● **Directions for this task**
Give an exact transcription of every line, dropping the images.

● **Information supplied**
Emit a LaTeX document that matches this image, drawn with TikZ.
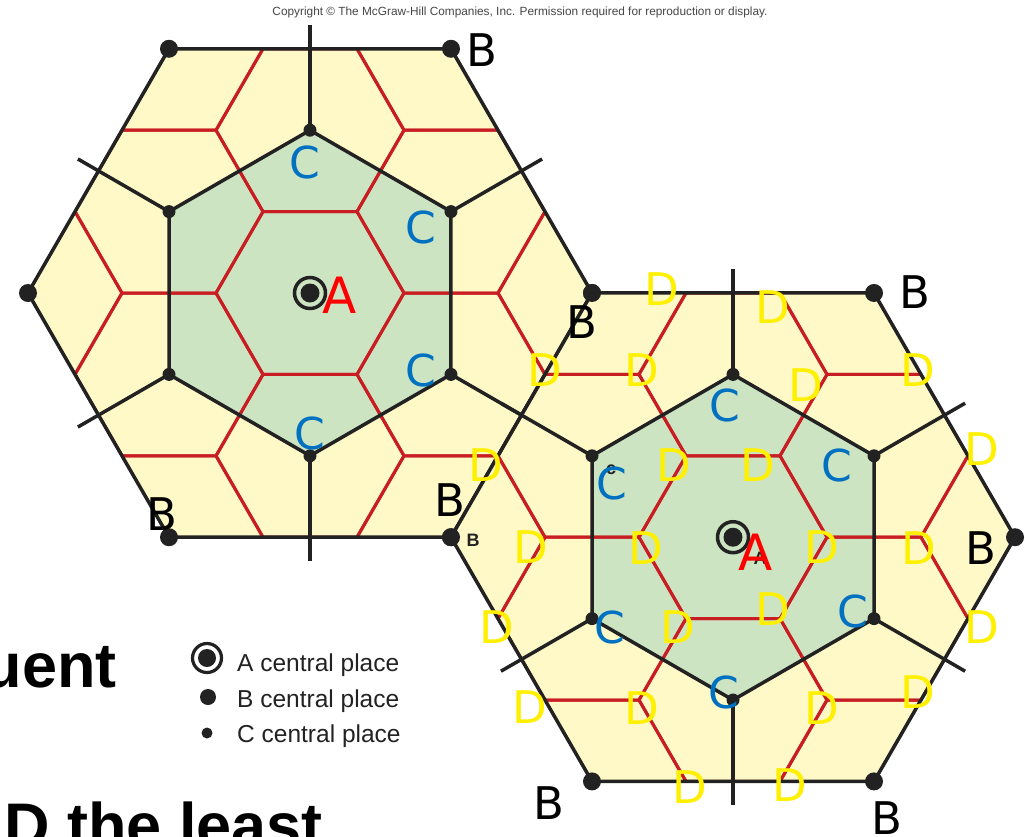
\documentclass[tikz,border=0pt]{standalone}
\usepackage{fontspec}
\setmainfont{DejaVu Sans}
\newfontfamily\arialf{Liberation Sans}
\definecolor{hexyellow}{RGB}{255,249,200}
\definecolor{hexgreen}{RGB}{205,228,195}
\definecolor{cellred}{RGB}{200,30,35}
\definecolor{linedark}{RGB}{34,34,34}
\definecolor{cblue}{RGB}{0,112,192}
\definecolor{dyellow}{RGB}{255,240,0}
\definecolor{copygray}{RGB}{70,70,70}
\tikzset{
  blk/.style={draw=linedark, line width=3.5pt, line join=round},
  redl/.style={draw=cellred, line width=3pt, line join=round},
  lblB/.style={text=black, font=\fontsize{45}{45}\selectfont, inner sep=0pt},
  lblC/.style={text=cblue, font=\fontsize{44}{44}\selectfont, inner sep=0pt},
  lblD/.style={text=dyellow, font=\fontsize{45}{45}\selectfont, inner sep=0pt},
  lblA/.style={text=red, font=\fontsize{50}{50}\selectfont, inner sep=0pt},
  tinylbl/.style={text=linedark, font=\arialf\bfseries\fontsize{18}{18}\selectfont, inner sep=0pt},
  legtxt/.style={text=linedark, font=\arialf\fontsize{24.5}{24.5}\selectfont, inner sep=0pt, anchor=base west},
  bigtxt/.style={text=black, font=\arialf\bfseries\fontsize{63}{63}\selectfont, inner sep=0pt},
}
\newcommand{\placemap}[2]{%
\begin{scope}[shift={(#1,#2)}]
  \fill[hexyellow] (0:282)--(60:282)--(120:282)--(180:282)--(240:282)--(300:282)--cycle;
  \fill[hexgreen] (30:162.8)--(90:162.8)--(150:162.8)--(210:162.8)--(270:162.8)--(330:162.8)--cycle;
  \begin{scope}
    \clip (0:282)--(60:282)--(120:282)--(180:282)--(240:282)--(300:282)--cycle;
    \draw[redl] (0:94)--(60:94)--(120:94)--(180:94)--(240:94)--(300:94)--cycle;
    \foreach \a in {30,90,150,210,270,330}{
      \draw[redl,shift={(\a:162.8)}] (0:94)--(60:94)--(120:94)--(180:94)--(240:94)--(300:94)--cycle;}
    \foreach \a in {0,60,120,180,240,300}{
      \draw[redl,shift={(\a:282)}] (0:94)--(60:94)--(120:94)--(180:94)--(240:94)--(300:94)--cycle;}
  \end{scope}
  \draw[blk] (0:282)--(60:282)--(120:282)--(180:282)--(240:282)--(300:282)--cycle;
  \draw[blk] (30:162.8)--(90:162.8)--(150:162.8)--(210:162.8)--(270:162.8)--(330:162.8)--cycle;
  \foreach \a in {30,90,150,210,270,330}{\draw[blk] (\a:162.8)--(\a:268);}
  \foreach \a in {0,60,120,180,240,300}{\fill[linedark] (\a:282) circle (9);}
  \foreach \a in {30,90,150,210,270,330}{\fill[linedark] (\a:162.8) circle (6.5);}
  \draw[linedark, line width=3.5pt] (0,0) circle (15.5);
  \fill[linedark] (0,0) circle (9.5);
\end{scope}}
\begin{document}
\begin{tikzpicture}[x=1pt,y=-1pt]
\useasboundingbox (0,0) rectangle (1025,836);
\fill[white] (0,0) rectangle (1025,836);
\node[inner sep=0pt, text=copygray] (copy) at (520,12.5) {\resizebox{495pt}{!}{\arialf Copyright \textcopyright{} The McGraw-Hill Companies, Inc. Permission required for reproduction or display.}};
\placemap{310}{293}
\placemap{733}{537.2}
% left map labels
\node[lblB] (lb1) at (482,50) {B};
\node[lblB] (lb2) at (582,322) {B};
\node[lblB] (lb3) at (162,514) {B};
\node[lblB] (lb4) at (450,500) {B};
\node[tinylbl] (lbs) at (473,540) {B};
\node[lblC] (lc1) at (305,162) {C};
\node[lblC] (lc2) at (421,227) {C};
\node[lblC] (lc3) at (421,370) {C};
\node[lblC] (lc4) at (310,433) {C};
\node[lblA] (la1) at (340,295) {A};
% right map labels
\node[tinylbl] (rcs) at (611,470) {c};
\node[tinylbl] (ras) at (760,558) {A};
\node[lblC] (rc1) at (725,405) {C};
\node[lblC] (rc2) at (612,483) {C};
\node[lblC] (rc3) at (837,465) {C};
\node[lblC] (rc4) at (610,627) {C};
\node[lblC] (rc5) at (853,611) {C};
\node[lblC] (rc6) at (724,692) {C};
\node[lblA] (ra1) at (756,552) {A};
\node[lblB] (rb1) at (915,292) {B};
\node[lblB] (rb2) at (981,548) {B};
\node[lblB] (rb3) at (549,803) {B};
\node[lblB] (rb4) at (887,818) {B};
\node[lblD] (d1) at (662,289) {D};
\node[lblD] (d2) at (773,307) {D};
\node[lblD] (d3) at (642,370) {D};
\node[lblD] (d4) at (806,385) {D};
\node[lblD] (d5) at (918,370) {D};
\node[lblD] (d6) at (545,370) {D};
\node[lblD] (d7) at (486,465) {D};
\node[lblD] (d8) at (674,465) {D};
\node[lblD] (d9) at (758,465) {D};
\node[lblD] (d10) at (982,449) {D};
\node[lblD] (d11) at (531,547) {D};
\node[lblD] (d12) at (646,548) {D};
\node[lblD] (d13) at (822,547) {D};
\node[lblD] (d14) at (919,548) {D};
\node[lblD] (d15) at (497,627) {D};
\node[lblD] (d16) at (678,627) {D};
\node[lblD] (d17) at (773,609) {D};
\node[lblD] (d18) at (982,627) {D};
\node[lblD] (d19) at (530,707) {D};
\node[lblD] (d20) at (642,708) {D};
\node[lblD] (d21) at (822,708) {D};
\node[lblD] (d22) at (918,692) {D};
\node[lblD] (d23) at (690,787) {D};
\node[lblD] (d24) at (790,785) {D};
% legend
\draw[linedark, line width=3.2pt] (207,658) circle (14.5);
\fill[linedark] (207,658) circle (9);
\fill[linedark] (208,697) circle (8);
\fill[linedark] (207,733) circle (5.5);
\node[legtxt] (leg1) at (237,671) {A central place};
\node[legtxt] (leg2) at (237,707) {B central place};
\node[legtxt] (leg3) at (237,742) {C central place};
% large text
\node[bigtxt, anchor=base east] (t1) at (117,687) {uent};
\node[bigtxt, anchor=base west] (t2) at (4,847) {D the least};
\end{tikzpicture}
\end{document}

● **Exercise result**
Emit a LaTeX document that matches this image, drawn with TikZ.
\documentclass[tikz,border=0pt]{standalone}
\usepackage{fontspec}
\setmainfont{DejaVu Sans}
\newfontfamily\arialf{Liberation Sans}
\definecolor{hexyellow}{RGB}{255,249,200}
\definecolor{hexgreen}{RGB}{205,228,195}
\definecolor{cellred}{RGB}{200,30,35}
\definecolor{linedark}{RGB}{34,34,34}
\definecolor{cblue}{RGB}{0,112,192}
\definecolor{dyellow}{RGB}{255,240,0}
\definecolor{copygray}{RGB}{70,70,70}
\tikzset{
  blk/.style={draw=linedark, line width=3.5pt, line join=round},
  redl/.style={draw=cellred, line width=3pt, line join=round},
  lblB/.style={text=black, font=\fontsize{45}{45}\selectfont, inner sep=0pt},
  lblC/.style={text=cblue, font=\fontsize{44}{44}\selectfont, inner sep=0pt},
  lblD/.style={text=dyellow, font=\fontsize{45}{45}\selectfont, inner sep=0pt},
  lblA/.style={text=red, font=\fontsize{50}{50}\selectfont, inner sep=0pt},
  tinylbl/.style={text=linedark, font=\arialf\bfseries\fontsize{18}{18}\selectfont, inner sep=0pt},
  legtxt/.style={text=linedark, font=\arialf\fontsize{24.5}{24.5}\selectfont, inner sep=0pt, anchor=base west},
  bigtxt/.style={text=black, font=\arialf\bfseries\fontsize{63}{63}\selectfont, inner sep=0pt},
}
\newcommand{\placemap}[2]{%
\begin{scope}[shift={(#1,#2)}]
  \fill[hexyellow] (0:282)--(60:282)--(120:282)--(180:282)--(240:282)--(300:282)--cycle;
  \fill[hexgreen] (30:162.8)--(90:162.8)--(150:162.8)--(210:162.8)--(270:162.8)--(330:162.8)--cycle;
  \begin{scope}
    \clip (0:282)--(60:282)--(120:282)--(180:282)--(240:282)--(300:282)--cycle;
    \draw[redl] (0:94)--(60:94)--(120:94)--(180:94)--(240:94)--(300:94)--cycle;
    \foreach \a in {30,90,150,210,270,330}{
      \draw[redl,shift={(\a:162.8)}] (0:94)--(60:94)--(120:94)--(180:94)--(240:94)--(300:94)--cycle;}
    \foreach \a in {0,60,120,180,240,300}{
      \draw[redl,shift={(\a:282)}] (0:94)--(60:94)--(120:94)--(180:94)--(240:94)--(300:94)--cycle;}
  \end{scope}
  \draw[blk] (0:282)--(60:282)--(120:282)--(180:282)--(240:282)--(300:282)--cycle;
  \draw[blk] (30:162.8)--(90:162.8)--(150:162.8)--(210:162.8)--(270:162.8)--(330:162.8)--cycle;
  \foreach \a in {30,90,150,210,270,330}{\draw[blk] (\a:162.8)--(\a:268);}
  \foreach \a in {0,60,120,180,240,300}{\fill[linedark] (\a:282) circle (9);}
  \foreach \a in {30,90,150,210,270,330}{\fill[linedark] (\a:162.8) circle (6.5);}
  \draw[linedark, line width=3.5pt] (0,0) circle (15.5);
  \fill[linedark] (0,0) circle (9.5);
\end{scope}}
\begin{document}
\begin{tikzpicture}[x=1pt,y=-1pt]
\useasboundingbox (0,0) rectangle (1025,836);
\fill[white] (0,0) rectangle (1025,836);
\node[inner sep=0pt, text=copygray] (copy) at (520,12.5) {\resizebox{495pt}{!}{\arialf Copyright \textcopyright{} The McGraw-Hill Companies, Inc. Permission required for reproduction or display.}};
\placemap{310}{293}
\placemap{733}{537.2}
% left map labels
\node[lblB] (lb1) at (482,50) {B};
\node[lblB] (lb2) at (582,322) {B};
\node[lblB] (lb3) at (162,514) {B};
\node[lblB] (lb4) at (450,500) {B};
\node[tinylbl] (lbs) at (473,540) {B};
\node[lblC] (lc1) at (305,162) {C};
\node[lblC] (lc2) at (421,227) {C};
\node[lblC] (lc3) at (421,370) {C};
\node[lblC] (lc4) at (310,433) {C};
\node[lblA] (la1) at (340,295) {A};
% right map labels
\node[tinylbl] (rcs) at (611,470) {c};
\node[tinylbl] (ras) at (760,558) {A};
\node[lblC] (rc1) at (725,405) {C};
\node[lblC] (rc2) at (612,483) {C};
\node[lblC] (rc3) at (837,465) {C};
\node[lblC] (rc4) at (610,627) {C};
\node[lblC] (rc5) at (853,611) {C};
\node[lblC] (rc6) at (724,692) {C};
\node[lblA] (ra1) at (756,552) {A};
\node[lblB] (rb1) at (915,292) {B};
\node[lblB] (rb2) at (981,548) {B};
\node[lblB] (rb3) at (549,803) {B};
\node[lblB] (rb4) at (887,818) {B};
\node[lblD] (d1) at (662,289) {D};
\node[lblD] (d2) at (773,307) {D};
\node[lblD] (d3) at (642,370) {D};
\node[lblD] (d4) at (806,385) {D};
\node[lblD] (d5) at (918,370) {D};
\node[lblD] (d6) at (545,370) {D};
\node[lblD] (d7) at (486,465) {D};
\node[lblD] (d8) at (674,465) {D};
\node[lblD] (d9) at (758,465) {D};
\node[lblD] (d10) at (982,449) {D};
\node[lblD] (d11) at (531,547) {D};
\node[lblD] (d12) at (646,548) {D};
\node[lblD] (d13) at (822,547) {D};
\node[lblD] (d14) at (919,548) {D};
\node[lblD] (d15) at (497,627) {D};
\node[lblD] (d16) at (678,627) {D};
\node[lblD] (d17) at (773,609) {D};
\node[lblD] (d18) at (982,627) {D};
\node[lblD] (d19) at (530,707) {D};
\node[lblD] (d20) at (642,708) {D};
\node[lblD] (d21) at (822,708) {D};
\node[lblD] (d22) at (918,692) {D};
\node[lblD] (d23) at (690,787) {D};
\node[lblD] (d24) at (790,785) {D};
% legend
\draw[linedark, line width=3.2pt] (207,658) circle (14.5);
\fill[linedark] (207,658) circle (9);
\fill[linedark] (208,697) circle (8);
\fill[linedark] (207,733) circle (5.5);
\node[legtxt] (leg1) at (237,671) {A central place};
\node[legtxt] (leg2) at (237,707) {B central place};
\node[legtxt] (leg3) at (237,742) {C central place};
% large text
\node[bigtxt, anchor=base east] (t1) at (117,687) {uent};
\node[bigtxt, anchor=base west] (t2) at (4,847) {D the least};
\end{tikzpicture}
\end{document}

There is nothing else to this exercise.